Each day, each hour, each minute, had a vagary of its own. My spirit, young and rich, was full of fancies. I would delight in unspooling them one after another, without order or end, embroidering inexhaustible arabesques upon the thin, coarse stuff of life. There were young women, splendid bishops' robes, battles won, theatres brimming with light and sound, and then more young women and shaded walks at night under the leafy branches of the chestnut trees. It was always holiday in my mind. I might think on what I wished, I was free.

  • Narm Charm: The book can be kind of melodramatic, but this troper did not. Laugh. Once. It's more likely to make you feel ill than to make you laugh.

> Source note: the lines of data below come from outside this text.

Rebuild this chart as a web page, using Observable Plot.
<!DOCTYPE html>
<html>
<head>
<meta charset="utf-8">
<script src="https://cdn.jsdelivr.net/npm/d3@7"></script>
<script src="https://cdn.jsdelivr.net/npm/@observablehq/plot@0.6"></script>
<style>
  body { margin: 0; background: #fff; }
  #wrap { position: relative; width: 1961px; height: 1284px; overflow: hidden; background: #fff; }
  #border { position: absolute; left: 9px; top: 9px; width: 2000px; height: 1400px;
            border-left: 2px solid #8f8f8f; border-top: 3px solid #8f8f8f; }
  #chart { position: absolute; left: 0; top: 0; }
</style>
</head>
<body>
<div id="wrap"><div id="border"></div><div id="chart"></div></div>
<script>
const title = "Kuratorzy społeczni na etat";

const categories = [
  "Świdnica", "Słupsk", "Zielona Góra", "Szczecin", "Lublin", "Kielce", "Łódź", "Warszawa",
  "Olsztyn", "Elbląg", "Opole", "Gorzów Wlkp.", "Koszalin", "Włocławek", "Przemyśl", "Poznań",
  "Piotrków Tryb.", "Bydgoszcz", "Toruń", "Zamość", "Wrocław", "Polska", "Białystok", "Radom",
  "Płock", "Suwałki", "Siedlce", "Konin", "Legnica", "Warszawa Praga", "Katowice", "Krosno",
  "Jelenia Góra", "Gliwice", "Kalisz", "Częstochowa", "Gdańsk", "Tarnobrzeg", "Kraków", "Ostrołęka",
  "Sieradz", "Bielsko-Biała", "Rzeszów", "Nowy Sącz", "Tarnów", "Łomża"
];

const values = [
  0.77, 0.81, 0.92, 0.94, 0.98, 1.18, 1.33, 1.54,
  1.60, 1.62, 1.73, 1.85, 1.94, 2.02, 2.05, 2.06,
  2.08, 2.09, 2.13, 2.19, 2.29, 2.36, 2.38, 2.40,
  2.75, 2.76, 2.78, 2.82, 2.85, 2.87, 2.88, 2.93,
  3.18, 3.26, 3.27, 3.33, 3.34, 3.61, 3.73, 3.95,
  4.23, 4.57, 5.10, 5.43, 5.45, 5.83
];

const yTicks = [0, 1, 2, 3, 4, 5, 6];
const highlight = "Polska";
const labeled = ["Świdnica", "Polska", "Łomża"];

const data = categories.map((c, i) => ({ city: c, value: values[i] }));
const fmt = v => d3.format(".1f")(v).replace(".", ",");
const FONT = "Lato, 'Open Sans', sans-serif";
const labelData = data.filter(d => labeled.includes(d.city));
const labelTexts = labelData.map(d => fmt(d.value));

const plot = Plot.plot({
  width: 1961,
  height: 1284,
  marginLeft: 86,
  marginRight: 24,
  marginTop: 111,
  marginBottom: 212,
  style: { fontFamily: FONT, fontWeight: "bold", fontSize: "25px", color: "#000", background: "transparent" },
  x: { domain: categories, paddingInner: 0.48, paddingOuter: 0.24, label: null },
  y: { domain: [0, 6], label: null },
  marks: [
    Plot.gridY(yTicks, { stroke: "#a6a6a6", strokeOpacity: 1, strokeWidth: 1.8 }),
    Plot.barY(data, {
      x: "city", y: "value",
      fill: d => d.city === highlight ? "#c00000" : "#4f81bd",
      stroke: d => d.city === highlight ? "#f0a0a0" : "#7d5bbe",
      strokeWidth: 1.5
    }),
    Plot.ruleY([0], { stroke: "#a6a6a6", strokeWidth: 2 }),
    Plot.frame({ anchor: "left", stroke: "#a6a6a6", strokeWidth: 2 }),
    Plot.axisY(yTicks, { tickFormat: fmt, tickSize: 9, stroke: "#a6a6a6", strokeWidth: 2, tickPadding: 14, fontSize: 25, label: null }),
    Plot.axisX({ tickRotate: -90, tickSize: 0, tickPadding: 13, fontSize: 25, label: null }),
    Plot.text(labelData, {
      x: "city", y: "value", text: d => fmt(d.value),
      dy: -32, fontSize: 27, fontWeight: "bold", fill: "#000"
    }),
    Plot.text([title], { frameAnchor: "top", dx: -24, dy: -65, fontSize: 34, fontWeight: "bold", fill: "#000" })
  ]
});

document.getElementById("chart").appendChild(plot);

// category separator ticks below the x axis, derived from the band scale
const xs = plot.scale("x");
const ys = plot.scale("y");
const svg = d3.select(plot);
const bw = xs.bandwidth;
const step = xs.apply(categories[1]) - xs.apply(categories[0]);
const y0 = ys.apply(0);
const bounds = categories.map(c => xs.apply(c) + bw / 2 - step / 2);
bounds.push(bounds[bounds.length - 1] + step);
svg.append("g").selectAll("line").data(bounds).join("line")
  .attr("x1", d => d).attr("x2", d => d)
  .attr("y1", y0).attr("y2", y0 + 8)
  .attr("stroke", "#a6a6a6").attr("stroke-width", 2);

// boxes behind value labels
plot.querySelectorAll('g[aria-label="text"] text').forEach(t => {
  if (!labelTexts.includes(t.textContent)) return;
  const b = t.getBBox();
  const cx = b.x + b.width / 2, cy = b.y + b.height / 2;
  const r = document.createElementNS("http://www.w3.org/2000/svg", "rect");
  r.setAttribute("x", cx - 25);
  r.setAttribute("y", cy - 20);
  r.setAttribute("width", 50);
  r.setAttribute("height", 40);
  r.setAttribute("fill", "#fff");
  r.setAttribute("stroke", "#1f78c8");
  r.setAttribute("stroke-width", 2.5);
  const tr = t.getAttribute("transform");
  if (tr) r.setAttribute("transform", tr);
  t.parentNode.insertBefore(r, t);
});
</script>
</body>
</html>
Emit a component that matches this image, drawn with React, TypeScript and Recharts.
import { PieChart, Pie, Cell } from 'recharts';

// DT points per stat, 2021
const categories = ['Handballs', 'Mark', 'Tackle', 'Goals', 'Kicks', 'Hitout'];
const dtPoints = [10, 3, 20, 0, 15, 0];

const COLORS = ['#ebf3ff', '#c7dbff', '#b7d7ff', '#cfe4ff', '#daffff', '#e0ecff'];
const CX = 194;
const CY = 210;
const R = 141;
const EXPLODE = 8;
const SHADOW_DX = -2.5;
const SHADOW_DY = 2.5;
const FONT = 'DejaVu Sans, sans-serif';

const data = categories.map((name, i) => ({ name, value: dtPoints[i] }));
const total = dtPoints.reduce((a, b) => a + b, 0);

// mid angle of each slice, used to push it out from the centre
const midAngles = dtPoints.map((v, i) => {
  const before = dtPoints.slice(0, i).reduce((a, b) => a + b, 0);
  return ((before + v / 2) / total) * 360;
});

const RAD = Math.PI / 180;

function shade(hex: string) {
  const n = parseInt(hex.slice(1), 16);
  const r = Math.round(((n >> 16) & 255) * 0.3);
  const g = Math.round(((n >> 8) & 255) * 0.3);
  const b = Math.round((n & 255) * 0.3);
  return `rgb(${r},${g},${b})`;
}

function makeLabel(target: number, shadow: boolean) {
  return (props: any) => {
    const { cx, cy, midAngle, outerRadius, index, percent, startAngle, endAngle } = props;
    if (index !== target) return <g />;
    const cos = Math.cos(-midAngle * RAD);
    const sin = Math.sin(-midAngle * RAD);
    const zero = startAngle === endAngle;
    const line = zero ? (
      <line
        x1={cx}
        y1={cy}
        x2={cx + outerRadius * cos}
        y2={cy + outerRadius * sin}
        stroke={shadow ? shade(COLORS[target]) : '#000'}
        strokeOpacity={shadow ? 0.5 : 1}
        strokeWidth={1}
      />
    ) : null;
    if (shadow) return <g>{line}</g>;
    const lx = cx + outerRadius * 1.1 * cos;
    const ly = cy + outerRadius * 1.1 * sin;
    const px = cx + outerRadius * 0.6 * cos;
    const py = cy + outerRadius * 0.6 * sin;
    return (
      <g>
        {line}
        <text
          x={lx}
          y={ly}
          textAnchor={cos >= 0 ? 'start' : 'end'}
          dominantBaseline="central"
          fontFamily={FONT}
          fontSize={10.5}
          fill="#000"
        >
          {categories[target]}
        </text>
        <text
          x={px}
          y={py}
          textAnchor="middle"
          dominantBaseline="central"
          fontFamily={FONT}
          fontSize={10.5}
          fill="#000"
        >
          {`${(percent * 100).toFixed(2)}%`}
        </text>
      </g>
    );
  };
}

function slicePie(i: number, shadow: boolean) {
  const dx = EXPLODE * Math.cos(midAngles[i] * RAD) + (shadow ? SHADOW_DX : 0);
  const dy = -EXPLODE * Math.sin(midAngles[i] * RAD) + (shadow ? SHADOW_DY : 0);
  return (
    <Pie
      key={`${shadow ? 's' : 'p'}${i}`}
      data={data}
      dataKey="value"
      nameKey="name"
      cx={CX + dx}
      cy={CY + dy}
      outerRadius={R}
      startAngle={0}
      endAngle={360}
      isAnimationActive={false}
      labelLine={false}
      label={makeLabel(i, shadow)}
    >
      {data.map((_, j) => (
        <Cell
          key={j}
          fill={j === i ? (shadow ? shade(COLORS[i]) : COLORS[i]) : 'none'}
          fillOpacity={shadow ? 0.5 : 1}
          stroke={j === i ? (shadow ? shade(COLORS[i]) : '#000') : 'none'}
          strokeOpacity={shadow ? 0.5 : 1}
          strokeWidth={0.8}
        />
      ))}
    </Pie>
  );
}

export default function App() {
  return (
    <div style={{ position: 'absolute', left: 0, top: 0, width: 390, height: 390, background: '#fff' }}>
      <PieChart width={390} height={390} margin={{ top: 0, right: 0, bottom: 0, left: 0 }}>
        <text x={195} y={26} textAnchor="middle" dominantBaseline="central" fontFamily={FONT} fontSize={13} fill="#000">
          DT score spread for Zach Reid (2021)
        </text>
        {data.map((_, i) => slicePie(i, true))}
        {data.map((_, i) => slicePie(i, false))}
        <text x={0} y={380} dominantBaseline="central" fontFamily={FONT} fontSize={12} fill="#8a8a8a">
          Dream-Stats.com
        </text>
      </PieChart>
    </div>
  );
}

  • Nightmare Dreams: The nightmare the main character has in the Conciergerie, about an old woman hiding in his cupboard who bites him on the hand. Dostoyevsky plagiarized paid homage to this dream.
  • No Name Given: The protagonist is never named, nor do we ever learn the circumstances of his crime. This is not to say that he does not have a nuanced personality -- if he were True Neutral he'd be boring -- but Hugo kept many of the variables of his character as vague as possible, so he could represent every person ever put to death. He treads the middle ground in many details: not an atheist, but not religious enough that a belief in God can console him; not desperately poor or a member of the underclass, but not aristocratic either (if he were he probably wouldn't have gotten the death penalty anyway); not uneducated, but not really an intellectual either (although he does write like Victor Hugo...).
  • Off with His Head: The instrument of death is the guillotine, of course.
  • Posthumous Character: The book is a journal whose author is dead. I don't know if that's really a spoiler though.
  • Primal Fear: Death.
  • Ripped from the Headlines: There are numerous references to real criminals and functionaries, which lend texture, ground it in real life, and establish time and place.
  • Some Anvils Need to Be Dropped: Hugo was a master of this trope. The fact that the book had such a singular purpose, however, meant that it was not as well done as a masterpiece like Les Misérables.
  • Sympathetic Murderer: We can't help but identify with the main character and his universal, human feelings. Also, the fact that he adores his toddler-age daughter, and worries desperately about what is going to happen to her, does a lot to make him sympathetic.
  • Tear Jerker: The whole book, really... but also certain scenes, especially the one with his daughter.
  • There Are No Therapists: Just ineffective chaplains. Justified in that there really were no therapists. Nowadays, of course, someone on Death Row has access to psychiatric care as well as religious attention.
  • Your Days Are Numbered: The protagonist has been sentenced to death. Eventually he knows how much time he has left down to the hour.